◆ **WORK REQUIRED**: Output the material below unchanged, apart from leaving out the pictures.

— START SOURCE EXCERPT —

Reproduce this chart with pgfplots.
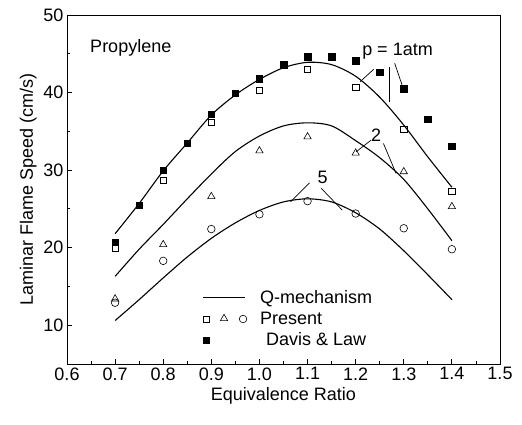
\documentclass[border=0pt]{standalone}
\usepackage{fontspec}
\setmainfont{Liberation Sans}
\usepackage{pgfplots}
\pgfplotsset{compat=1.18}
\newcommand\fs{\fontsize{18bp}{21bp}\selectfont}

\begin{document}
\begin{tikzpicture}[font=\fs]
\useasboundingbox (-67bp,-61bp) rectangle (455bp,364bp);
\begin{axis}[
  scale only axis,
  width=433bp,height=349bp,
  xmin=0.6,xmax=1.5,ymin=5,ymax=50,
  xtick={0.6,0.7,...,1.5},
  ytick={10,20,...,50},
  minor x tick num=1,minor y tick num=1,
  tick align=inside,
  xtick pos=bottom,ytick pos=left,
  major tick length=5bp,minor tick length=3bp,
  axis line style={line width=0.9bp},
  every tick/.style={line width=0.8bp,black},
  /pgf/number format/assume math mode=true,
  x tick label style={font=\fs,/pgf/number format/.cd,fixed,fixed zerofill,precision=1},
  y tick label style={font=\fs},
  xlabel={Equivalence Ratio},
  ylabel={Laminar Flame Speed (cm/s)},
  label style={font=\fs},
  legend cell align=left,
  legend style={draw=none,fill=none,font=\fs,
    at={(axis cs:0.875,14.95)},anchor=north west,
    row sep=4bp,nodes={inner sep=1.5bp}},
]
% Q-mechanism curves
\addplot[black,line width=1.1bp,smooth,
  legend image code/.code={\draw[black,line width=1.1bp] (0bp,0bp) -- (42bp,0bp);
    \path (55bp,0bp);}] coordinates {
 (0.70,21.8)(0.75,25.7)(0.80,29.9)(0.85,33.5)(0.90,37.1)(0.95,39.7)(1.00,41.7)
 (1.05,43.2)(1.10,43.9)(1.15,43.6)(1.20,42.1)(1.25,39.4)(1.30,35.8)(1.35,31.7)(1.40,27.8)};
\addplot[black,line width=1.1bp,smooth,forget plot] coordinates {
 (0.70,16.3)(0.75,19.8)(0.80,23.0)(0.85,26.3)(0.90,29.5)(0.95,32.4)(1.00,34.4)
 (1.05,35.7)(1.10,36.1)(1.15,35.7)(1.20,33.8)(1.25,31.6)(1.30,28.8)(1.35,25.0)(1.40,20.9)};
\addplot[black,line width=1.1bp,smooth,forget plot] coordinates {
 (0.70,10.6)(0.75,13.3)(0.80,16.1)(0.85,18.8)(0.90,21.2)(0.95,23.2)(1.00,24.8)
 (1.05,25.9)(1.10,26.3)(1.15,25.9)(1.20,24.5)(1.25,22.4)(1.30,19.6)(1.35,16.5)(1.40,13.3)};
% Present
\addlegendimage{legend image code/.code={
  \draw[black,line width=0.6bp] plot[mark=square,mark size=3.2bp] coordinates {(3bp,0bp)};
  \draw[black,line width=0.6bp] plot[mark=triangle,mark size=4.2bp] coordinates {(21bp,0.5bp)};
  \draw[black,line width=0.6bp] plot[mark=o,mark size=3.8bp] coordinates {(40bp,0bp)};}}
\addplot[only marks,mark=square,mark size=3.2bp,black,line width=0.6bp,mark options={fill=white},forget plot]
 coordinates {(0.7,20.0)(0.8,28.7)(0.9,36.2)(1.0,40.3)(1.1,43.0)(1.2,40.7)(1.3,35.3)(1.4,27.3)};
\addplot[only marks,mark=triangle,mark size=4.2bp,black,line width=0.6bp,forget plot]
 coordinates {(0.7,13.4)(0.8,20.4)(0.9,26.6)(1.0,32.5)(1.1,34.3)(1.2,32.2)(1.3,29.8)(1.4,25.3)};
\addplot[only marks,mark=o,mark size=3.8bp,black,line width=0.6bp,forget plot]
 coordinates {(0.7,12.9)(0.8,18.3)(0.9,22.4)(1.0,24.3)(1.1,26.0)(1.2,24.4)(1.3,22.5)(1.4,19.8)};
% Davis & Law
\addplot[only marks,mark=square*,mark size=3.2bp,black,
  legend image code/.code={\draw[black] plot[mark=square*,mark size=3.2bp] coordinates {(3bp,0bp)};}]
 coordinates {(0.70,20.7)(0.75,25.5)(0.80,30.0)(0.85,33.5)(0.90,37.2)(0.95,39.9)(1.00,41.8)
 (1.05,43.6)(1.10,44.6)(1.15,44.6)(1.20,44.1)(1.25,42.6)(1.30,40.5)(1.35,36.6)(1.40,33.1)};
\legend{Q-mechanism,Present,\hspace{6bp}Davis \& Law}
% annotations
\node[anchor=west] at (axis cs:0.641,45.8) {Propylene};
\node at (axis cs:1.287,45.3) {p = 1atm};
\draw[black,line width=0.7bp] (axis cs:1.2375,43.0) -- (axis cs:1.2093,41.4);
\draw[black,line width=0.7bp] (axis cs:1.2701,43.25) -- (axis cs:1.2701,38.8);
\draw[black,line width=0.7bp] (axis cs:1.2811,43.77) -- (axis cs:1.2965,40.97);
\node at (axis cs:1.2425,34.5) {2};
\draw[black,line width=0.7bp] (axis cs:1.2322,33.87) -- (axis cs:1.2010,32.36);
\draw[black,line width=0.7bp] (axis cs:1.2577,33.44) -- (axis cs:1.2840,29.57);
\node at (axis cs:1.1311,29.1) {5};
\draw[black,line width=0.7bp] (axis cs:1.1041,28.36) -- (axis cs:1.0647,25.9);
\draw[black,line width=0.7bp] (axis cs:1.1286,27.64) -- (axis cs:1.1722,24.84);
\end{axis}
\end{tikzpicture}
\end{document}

— END SOURCE EXCERPT —

◆ **RESULT FOR THIS TASK**:
Reproduce this chart with pgfplots.
\documentclass[border=0pt]{standalone}
\usepackage{fontspec}
\setmainfont{Liberation Sans}
\usepackage{pgfplots}
\pgfplotsset{compat=1.18}
\newcommand\fs{\fontsize{18bp}{21bp}\selectfont}

\begin{document}
\begin{tikzpicture}[font=\fs]
\useasboundingbox (-67bp,-61bp) rectangle (455bp,364bp);
\begin{axis}[
  scale only axis,
  width=433bp,height=349bp,
  xmin=0.6,xmax=1.5,ymin=5,ymax=50,
  xtick={0.6,0.7,...,1.5},
  ytick={10,20,...,50},
  minor x tick num=1,minor y tick num=1,
  tick align=inside,
  xtick pos=bottom,ytick pos=left,
  major tick length=5bp,minor tick length=3bp,
  axis line style={line width=0.9bp},
  every tick/.style={line width=0.8bp,black},
  /pgf/number format/assume math mode=true,
  x tick label style={font=\fs,/pgf/number format/.cd,fixed,fixed zerofill,precision=1},
  y tick label style={font=\fs},
  xlabel={Equivalence Ratio},
  ylabel={Laminar Flame Speed (cm/s)},
  label style={font=\fs},
  legend cell align=left,
  legend style={draw=none,fill=none,font=\fs,
    at={(axis cs:0.875,14.95)},anchor=north west,
    row sep=4bp,nodes={inner sep=1.5bp}},
]
% Q-mechanism curves
\addplot[black,line width=1.1bp,smooth,
  legend image code/.code={\draw[black,line width=1.1bp] (0bp,0bp) -- (42bp,0bp);
    \path (55bp,0bp);}] coordinates {
 (0.70,21.8)(0.75,25.7)(0.80,29.9)(0.85,33.5)(0.90,37.1)(0.95,39.7)(1.00,41.7)
 (1.05,43.2)(1.10,43.9)(1.15,43.6)(1.20,42.1)(1.25,39.4)(1.30,35.8)(1.35,31.7)(1.40,27.8)};
\addplot[black,line width=1.1bp,smooth,forget plot] coordinates {
 (0.70,16.3)(0.75,19.8)(0.80,23.0)(0.85,26.3)(0.90,29.5)(0.95,32.4)(1.00,34.4)
 (1.05,35.7)(1.10,36.1)(1.15,35.7)(1.20,33.8)(1.25,31.6)(1.30,28.8)(1.35,25.0)(1.40,20.9)};
\addplot[black,line width=1.1bp,smooth,forget plot] coordinates {
 (0.70,10.6)(0.75,13.3)(0.80,16.1)(0.85,18.8)(0.90,21.2)(0.95,23.2)(1.00,24.8)
 (1.05,25.9)(1.10,26.3)(1.15,25.9)(1.20,24.5)(1.25,22.4)(1.30,19.6)(1.35,16.5)(1.40,13.3)};
% Present
\addlegendimage{legend image code/.code={
  \draw[black,line width=0.6bp] plot[mark=square,mark size=3.2bp] coordinates {(3bp,0bp)};
  \draw[black,line width=0.6bp] plot[mark=triangle,mark size=4.2bp] coordinates {(21bp,0.5bp)};
  \draw[black,line width=0.6bp] plot[mark=o,mark size=3.8bp] coordinates {(40bp,0bp)};}}
\addplot[only marks,mark=square,mark size=3.2bp,black,line width=0.6bp,mark options={fill=white},forget plot]
 coordinates {(0.7,20.0)(0.8,28.7)(0.9,36.2)(1.0,40.3)(1.1,43.0)(1.2,40.7)(1.3,35.3)(1.4,27.3)};
\addplot[only marks,mark=triangle,mark size=4.2bp,black,line width=0.6bp,forget plot]
 coordinates {(0.7,13.4)(0.8,20.4)(0.9,26.6)(1.0,32.5)(1.1,34.3)(1.2,32.2)(1.3,29.8)(1.4,25.3)};
\addplot[only marks,mark=o,mark size=3.8bp,black,line width=0.6bp,forget plot]
 coordinates {(0.7,12.9)(0.8,18.3)(0.9,22.4)(1.0,24.3)(1.1,26.0)(1.2,24.4)(1.3,22.5)(1.4,19.8)};
% Davis & Law
\addplot[only marks,mark=square*,mark size=3.2bp,black,
  legend image code/.code={\draw[black] plot[mark=square*,mark size=3.2bp] coordinates {(3bp,0bp)};}]
 coordinates {(0.70,20.7)(0.75,25.5)(0.80,30.0)(0.85,33.5)(0.90,37.2)(0.95,39.9)(1.00,41.8)
 (1.05,43.6)(1.10,44.6)(1.15,44.6)(1.20,44.1)(1.25,42.6)(1.30,40.5)(1.35,36.6)(1.40,33.1)};
\legend{Q-mechanism,Present,\hspace{6bp}Davis \& Law}
% annotations
\node[anchor=west] at (axis cs:0.641,45.8) {Propylene};
\node at (axis cs:1.287,45.3) {p = 1atm};
\draw[black,line width=0.7bp] (axis cs:1.2375,43.0) -- (axis cs:1.2093,41.4);
\draw[black,line width=0.7bp] (axis cs:1.2701,43.25) -- (axis cs:1.2701,38.8);
\draw[black,line width=0.7bp] (axis cs:1.2811,43.77) -- (axis cs:1.2965,40.97);
\node at (axis cs:1.2425,34.5) {2};
\draw[black,line width=0.7bp] (axis cs:1.2322,33.87) -- (axis cs:1.2010,32.36);
\draw[black,line width=0.7bp] (axis cs:1.2577,33.44) -- (axis cs:1.2840,29.57);
\node at (axis cs:1.1311,29.1) {5};
\draw[black,line width=0.7bp] (axis cs:1.1041,28.36) -- (axis cs:1.0647,25.9);
\draw[black,line width=0.7bp] (axis cs:1.1286,27.64) -- (axis cs:1.1722,24.84);
\end{axis}
\end{tikzpicture}
\end{document}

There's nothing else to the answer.